§ Data shown
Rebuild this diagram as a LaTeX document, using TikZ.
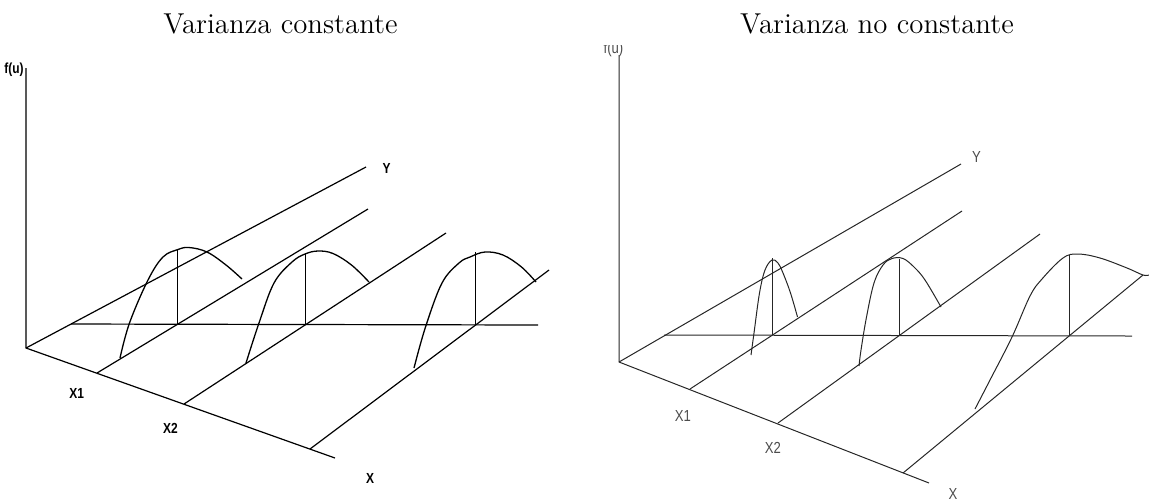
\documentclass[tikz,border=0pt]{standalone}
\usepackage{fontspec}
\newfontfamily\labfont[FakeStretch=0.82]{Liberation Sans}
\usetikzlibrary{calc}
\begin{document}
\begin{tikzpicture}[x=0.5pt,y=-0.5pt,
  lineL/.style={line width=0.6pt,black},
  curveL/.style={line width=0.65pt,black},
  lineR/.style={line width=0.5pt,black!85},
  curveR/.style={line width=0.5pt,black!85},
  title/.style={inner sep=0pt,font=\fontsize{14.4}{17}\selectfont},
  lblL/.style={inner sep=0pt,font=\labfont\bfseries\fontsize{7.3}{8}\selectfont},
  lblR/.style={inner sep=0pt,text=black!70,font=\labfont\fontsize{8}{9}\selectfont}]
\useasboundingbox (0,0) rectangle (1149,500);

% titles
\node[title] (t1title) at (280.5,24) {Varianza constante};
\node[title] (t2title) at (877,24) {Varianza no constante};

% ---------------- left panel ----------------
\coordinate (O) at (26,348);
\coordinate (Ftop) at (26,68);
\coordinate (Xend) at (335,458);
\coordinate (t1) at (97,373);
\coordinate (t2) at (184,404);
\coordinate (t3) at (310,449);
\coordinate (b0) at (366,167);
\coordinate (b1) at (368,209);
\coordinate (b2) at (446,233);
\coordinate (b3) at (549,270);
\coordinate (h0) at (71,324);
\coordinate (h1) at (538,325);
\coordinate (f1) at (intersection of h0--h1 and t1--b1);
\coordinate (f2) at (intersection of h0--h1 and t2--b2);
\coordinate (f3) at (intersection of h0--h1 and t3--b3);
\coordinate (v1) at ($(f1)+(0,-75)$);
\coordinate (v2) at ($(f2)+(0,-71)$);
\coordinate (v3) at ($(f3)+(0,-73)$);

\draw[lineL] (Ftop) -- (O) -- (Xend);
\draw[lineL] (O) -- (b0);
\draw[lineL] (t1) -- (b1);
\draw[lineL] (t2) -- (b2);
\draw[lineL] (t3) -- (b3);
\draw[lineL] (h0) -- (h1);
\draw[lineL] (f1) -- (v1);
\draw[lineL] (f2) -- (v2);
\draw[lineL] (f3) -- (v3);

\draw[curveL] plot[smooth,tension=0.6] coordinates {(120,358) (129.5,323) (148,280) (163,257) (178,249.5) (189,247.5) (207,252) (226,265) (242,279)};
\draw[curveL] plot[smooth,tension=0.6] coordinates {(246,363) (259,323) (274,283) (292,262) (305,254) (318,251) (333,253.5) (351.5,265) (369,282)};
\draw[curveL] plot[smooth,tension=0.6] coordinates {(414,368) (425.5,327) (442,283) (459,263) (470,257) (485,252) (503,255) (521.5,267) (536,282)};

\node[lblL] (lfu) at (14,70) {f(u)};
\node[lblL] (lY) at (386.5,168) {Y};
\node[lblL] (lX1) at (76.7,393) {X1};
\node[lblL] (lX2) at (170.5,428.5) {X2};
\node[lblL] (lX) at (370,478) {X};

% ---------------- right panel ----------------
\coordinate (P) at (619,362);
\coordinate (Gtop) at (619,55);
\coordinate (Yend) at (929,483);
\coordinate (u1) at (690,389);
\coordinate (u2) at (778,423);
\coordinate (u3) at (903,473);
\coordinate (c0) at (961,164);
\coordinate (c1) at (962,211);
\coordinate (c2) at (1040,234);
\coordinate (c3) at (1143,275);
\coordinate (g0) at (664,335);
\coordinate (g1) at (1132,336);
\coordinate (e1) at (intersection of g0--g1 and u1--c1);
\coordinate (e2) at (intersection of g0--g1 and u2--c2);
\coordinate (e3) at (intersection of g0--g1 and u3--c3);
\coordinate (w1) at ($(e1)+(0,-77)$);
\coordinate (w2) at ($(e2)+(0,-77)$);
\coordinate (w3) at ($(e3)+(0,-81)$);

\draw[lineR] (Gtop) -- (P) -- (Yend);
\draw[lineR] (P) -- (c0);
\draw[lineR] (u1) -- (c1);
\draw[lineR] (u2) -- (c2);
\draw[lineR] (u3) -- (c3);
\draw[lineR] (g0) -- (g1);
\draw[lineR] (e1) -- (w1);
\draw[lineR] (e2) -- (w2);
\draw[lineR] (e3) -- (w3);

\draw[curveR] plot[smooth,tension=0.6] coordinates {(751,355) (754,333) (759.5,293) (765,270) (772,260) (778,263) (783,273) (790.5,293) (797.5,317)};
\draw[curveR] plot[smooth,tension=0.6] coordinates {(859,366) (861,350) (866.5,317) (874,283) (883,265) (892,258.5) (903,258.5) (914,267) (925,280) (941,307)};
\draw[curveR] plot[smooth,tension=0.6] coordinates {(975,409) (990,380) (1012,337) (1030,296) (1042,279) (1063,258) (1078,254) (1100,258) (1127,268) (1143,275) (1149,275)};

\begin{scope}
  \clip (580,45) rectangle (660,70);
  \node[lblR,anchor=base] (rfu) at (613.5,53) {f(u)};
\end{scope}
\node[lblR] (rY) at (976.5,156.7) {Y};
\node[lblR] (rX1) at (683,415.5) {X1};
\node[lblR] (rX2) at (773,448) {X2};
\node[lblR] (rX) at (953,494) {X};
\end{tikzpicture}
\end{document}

§ What you should do
Write the listing above out again exactly, dropping each image.

§ Task result
Rebuild this diagram as a LaTeX document, using TikZ.
\documentclass[tikz,border=0pt]{standalone}
\usepackage{fontspec}
\newfontfamily\labfont[FakeStretch=0.82]{Liberation Sans}
\usetikzlibrary{calc}
\begin{document}
\begin{tikzpicture}[x=0.5pt,y=-0.5pt,
  lineL/.style={line width=0.6pt,black},
  curveL/.style={line width=0.65pt,black},
  lineR/.style={line width=0.5pt,black!85},
  curveR/.style={line width=0.5pt,black!85},
  title/.style={inner sep=0pt,font=\fontsize{14.4}{17}\selectfont},
  lblL/.style={inner sep=0pt,font=\labfont\bfseries\fontsize{7.3}{8}\selectfont},
  lblR/.style={inner sep=0pt,text=black!70,font=\labfont\fontsize{8}{9}\selectfont}]
\useasboundingbox (0,0) rectangle (1149,500);

% titles
\node[title] (t1title) at (280.5,24) {Varianza constante};
\node[title] (t2title) at (877,24) {Varianza no constante};

% ---------------- left panel ----------------
\coordinate (O) at (26,348);
\coordinate (Ftop) at (26,68);
\coordinate (Xend) at (335,458);
\coordinate (t1) at (97,373);
\coordinate (t2) at (184,404);
\coordinate (t3) at (310,449);
\coordinate (b0) at (366,167);
\coordinate (b1) at (368,209);
\coordinate (b2) at (446,233);
\coordinate (b3) at (549,270);
\coordinate (h0) at (71,324);
\coordinate (h1) at (538,325);
\coordinate (f1) at (intersection of h0--h1 and t1--b1);
\coordinate (f2) at (intersection of h0--h1 and t2--b2);
\coordinate (f3) at (intersection of h0--h1 and t3--b3);
\coordinate (v1) at ($(f1)+(0,-75)$);
\coordinate (v2) at ($(f2)+(0,-71)$);
\coordinate (v3) at ($(f3)+(0,-73)$);

\draw[lineL] (Ftop) -- (O) -- (Xend);
\draw[lineL] (O) -- (b0);
\draw[lineL] (t1) -- (b1);
\draw[lineL] (t2) -- (b2);
\draw[lineL] (t3) -- (b3);
\draw[lineL] (h0) -- (h1);
\draw[lineL] (f1) -- (v1);
\draw[lineL] (f2) -- (v2);
\draw[lineL] (f3) -- (v3);

\draw[curveL] plot[smooth,tension=0.6] coordinates {(120,358) (129.5,323) (148,280) (163,257) (178,249.5) (189,247.5) (207,252) (226,265) (242,279)};
\draw[curveL] plot[smooth,tension=0.6] coordinates {(246,363) (259,323) (274,283) (292,262) (305,254) (318,251) (333,253.5) (351.5,265) (369,282)};
\draw[curveL] plot[smooth,tension=0.6] coordinates {(414,368) (425.5,327) (442,283) (459,263) (470,257) (485,252) (503,255) (521.5,267) (536,282)};

\node[lblL] (lfu) at (14,70) {f(u)};
\node[lblL] (lY) at (386.5,168) {Y};
\node[lblL] (lX1) at (76.7,393) {X1};
\node[lblL] (lX2) at (170.5,428.5) {X2};
\node[lblL] (lX) at (370,478) {X};

% ---------------- right panel ----------------
\coordinate (P) at (619,362);
\coordinate (Gtop) at (619,55);
\coordinate (Yend) at (929,483);
\coordinate (u1) at (690,389);
\coordinate (u2) at (778,423);
\coordinate (u3) at (903,473);
\coordinate (c0) at (961,164);
\coordinate (c1) at (962,211);
\coordinate (c2) at (1040,234);
\coordinate (c3) at (1143,275);
\coordinate (g0) at (664,335);
\coordinate (g1) at (1132,336);
\coordinate (e1) at (intersection of g0--g1 and u1--c1);
\coordinate (e2) at (intersection of g0--g1 and u2--c2);
\coordinate (e3) at (intersection of g0--g1 and u3--c3);
\coordinate (w1) at ($(e1)+(0,-77)$);
\coordinate (w2) at ($(e2)+(0,-77)$);
\coordinate (w3) at ($(e3)+(0,-81)$);

\draw[lineR] (Gtop) -- (P) -- (Yend);
\draw[lineR] (P) -- (c0);
\draw[lineR] (u1) -- (c1);
\draw[lineR] (u2) -- (c2);
\draw[lineR] (u3) -- (c3);
\draw[lineR] (g0) -- (g1);
\draw[lineR] (e1) -- (w1);
\draw[lineR] (e2) -- (w2);
\draw[lineR] (e3) -- (w3);

\draw[curveR] plot[smooth,tension=0.6] coordinates {(751,355) (754,333) (759.5,293) (765,270) (772,260) (778,263) (783,273) (790.5,293) (797.5,317)};
\draw[curveR] plot[smooth,tension=0.6] coordinates {(859,366) (861,350) (866.5,317) (874,283) (883,265) (892,258.5) (903,258.5) (914,267) (925,280) (941,307)};
\draw[curveR] plot[smooth,tension=0.6] coordinates {(975,409) (990,380) (1012,337) (1030,296) (1042,279) (1063,258) (1078,254) (1100,258) (1127,268) (1143,275) (1149,275)};

\begin{scope}
  \clip (580,45) rectangle (660,70);
  \node[lblR,anchor=base] (rfu) at (613.5,53) {f(u)};
\end{scope}
\node[lblR] (rY) at (976.5,156.7) {Y};
\node[lblR] (rX1) at (683,415.5) {X1};
\node[lblR] (rX2) at (773,448) {X2};
\node[lblR] (rX) at (953,494) {X};
\end{tikzpicture}
\end{document}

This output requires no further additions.